• SET EXERCISE
Only the lines from the start of the data through the line containing "Chart.register(...registerables);" should be written out, exactly as they are, with both ends included and the pictures left out.

## Start COLLECTED MATERIAL

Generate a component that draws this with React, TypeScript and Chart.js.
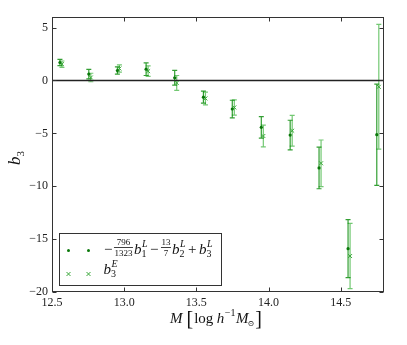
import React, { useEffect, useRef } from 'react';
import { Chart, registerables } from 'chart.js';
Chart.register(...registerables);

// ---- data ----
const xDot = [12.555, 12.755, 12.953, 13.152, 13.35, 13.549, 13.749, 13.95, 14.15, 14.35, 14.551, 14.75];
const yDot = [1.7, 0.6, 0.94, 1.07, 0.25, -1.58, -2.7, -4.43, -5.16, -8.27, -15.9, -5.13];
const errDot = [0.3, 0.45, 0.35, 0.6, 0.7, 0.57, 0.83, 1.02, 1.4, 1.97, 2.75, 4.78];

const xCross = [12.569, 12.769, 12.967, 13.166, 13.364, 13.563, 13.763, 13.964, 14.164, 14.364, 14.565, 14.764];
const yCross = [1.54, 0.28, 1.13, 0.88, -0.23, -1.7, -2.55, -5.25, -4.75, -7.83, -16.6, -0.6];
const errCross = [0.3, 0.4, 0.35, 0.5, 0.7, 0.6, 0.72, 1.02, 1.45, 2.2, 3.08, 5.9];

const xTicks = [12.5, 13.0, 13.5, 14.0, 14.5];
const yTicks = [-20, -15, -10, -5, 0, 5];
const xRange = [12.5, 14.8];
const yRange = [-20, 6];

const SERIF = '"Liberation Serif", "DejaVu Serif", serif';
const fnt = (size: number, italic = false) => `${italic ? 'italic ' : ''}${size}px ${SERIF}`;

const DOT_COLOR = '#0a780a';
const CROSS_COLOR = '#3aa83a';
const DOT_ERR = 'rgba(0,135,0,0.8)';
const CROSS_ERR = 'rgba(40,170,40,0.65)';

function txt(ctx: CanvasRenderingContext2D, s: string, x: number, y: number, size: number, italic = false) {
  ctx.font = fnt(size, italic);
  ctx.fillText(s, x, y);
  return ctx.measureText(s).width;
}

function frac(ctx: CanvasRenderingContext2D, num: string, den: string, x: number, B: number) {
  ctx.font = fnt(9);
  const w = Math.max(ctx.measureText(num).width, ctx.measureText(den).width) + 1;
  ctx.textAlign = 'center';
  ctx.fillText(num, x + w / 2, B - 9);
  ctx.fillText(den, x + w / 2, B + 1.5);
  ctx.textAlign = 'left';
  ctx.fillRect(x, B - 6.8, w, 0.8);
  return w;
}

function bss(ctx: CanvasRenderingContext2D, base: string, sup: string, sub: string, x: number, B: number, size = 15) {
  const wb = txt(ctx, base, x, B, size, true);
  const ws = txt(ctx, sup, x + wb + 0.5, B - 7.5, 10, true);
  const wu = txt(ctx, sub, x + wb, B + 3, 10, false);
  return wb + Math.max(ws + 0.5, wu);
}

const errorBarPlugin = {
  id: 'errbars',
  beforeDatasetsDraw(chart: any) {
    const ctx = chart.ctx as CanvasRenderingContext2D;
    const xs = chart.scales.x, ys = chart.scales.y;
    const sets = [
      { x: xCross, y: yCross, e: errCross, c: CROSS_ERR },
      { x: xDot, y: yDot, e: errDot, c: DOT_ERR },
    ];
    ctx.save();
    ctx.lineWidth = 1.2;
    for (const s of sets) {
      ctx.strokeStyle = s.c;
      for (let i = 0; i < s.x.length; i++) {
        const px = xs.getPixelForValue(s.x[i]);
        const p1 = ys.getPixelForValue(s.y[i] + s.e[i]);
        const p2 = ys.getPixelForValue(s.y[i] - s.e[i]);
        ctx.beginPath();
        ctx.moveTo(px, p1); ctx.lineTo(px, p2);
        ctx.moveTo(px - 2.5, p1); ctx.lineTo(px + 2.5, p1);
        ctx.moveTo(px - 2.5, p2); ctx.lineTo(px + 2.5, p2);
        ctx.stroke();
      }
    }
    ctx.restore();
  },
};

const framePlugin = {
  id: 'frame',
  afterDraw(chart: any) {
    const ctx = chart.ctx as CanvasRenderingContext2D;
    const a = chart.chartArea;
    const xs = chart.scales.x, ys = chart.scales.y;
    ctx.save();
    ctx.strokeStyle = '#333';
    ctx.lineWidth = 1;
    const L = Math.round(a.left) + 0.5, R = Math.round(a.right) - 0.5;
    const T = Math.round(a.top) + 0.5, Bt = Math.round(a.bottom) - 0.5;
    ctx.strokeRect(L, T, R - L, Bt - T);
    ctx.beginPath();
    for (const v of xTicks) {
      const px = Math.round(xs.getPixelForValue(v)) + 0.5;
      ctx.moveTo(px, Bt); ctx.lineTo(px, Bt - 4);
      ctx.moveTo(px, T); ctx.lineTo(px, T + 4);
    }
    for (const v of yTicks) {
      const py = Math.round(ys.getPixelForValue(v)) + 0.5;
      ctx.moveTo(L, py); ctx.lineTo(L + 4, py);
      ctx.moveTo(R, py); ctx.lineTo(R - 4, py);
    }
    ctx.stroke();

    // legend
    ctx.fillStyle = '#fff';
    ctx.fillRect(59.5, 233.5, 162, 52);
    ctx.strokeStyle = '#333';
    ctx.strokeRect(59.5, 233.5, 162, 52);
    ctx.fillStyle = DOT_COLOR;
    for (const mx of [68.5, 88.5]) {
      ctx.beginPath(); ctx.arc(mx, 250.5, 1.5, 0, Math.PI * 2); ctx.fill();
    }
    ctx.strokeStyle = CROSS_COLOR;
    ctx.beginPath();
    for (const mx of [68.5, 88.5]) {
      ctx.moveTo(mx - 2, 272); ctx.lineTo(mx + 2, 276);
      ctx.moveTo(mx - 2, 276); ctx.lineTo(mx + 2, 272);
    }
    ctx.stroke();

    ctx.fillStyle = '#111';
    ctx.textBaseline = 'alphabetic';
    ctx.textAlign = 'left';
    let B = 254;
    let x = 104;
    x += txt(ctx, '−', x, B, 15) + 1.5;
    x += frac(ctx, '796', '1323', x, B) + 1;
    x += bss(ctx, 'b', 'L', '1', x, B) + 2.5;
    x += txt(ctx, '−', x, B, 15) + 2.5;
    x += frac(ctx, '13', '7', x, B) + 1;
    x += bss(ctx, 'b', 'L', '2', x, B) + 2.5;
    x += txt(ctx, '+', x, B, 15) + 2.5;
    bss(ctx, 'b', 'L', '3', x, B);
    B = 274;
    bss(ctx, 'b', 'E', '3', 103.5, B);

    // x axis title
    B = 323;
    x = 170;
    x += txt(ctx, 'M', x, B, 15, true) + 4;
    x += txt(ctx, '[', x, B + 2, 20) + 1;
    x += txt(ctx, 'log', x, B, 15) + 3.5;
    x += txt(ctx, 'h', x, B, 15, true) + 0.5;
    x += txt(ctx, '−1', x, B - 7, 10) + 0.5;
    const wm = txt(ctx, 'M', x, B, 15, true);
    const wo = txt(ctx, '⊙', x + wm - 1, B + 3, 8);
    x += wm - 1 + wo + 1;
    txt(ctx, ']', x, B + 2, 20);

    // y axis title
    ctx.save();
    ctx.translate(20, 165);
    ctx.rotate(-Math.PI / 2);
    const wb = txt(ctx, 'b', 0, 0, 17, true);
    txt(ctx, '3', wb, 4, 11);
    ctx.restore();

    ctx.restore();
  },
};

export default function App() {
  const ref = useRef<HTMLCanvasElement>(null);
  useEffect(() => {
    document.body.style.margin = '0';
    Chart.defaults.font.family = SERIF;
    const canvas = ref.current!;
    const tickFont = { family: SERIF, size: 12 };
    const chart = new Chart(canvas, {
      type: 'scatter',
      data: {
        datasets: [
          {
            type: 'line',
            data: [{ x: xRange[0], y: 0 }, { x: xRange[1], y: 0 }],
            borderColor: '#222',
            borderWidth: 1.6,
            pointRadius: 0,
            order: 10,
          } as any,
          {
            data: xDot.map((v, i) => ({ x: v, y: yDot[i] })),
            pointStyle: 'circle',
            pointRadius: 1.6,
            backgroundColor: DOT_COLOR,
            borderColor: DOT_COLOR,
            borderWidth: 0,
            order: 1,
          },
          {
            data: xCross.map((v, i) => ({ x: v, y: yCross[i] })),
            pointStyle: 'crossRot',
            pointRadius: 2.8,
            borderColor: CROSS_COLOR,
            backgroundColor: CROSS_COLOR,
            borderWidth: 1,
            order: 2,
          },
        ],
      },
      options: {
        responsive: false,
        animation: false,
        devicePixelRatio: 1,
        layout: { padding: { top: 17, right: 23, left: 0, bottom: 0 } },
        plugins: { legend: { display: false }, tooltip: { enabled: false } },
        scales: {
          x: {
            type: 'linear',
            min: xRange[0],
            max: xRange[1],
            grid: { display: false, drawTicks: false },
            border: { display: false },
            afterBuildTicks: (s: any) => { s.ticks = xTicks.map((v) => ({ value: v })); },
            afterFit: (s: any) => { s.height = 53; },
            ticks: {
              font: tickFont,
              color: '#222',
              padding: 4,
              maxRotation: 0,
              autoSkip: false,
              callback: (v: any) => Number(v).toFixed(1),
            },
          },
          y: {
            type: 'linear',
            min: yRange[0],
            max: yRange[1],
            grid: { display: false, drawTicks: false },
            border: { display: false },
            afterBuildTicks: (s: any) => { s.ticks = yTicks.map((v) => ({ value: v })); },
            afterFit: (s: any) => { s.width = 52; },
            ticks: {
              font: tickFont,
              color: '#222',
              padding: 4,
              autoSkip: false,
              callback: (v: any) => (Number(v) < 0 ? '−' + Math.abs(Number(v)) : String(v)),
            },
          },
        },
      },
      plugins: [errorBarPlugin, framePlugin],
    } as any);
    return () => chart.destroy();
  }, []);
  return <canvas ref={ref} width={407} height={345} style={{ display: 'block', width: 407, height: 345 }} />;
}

## End COLLECTED MATERIAL

• ANSWER TO THE EXERCISE
Generate a component that draws this with React, TypeScript and Chart.js.
import React, { useEffect, useRef } from 'react';
import { Chart, registerables } from 'chart.js';
Chart.register(...registerables);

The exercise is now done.